Even if you have 4GBs of memory the ARC cache can use only a small portion of it on i386 because it's limited by the maximum size of the kernel memory map that is 512MBs with GENERIC kernel.

Amd64 version of FreeBSD doesn't suffer from the same limitations, you can use much more memory for ARC cache on amd64.


----------



## xy16644 (Aug 6, 2012)

Thank you for the replies. Currently I'm stuck on i386 until I can find the time (and hardware!) to move to amd64.

I think I need to start by tweaking by loader.conf for an i386 system and ARC cache is a good starting point so thanks for recommending that.

This is going to sound like a noob question but here it goes anyway. When creating a script (in this case for backups) is it just a matter of creating an empty file and starting the file off with the value *#!/bin/sh*? After that I give the file execute rights in the /root directory and (for now) I use Webmin to schedule the job in cron to run as root. Is this an ok approach? How does one schedule this in cron via the command line (and test it)? 

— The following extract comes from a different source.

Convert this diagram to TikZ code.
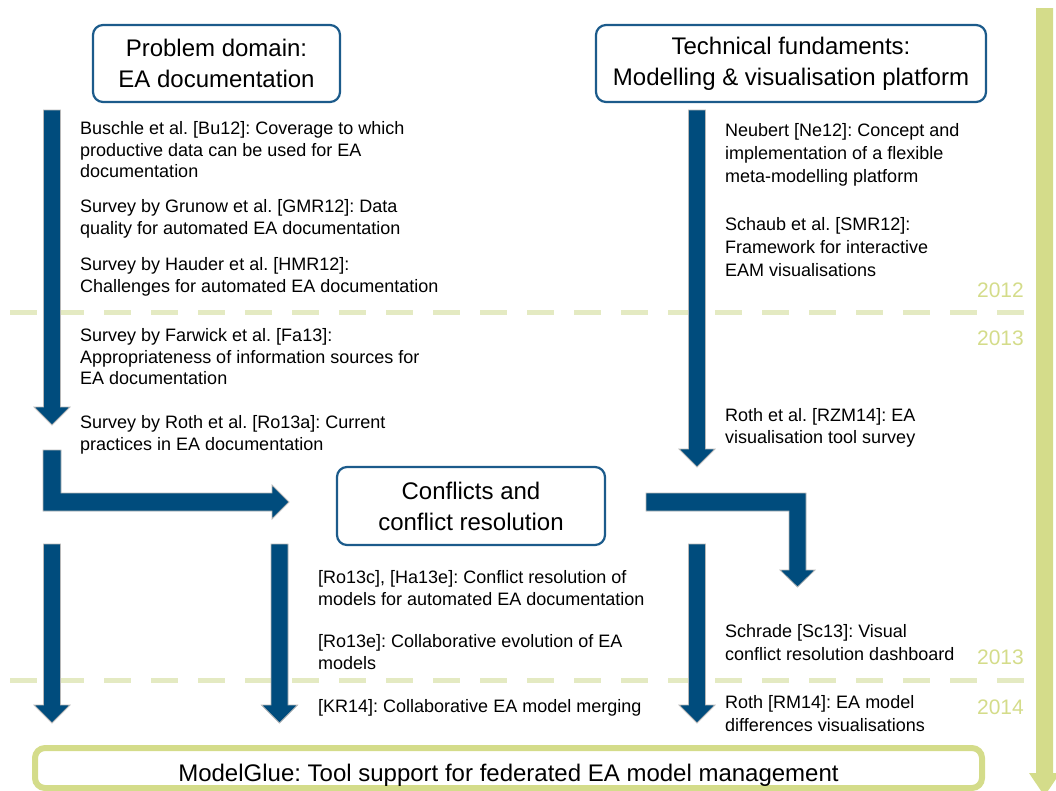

Is it possible to have an email sent to me once my backup script has run with the output in it saying whether is was successful or not? Should this be included in the script file?


----------



## Sebulon (Aug 7, 2012)

@ xy16644

Maybe you would be interested in a tool I have written that simplifies the procedure?

replicate - Initial and continous ZFS filesystems replication

/Sebulon


----------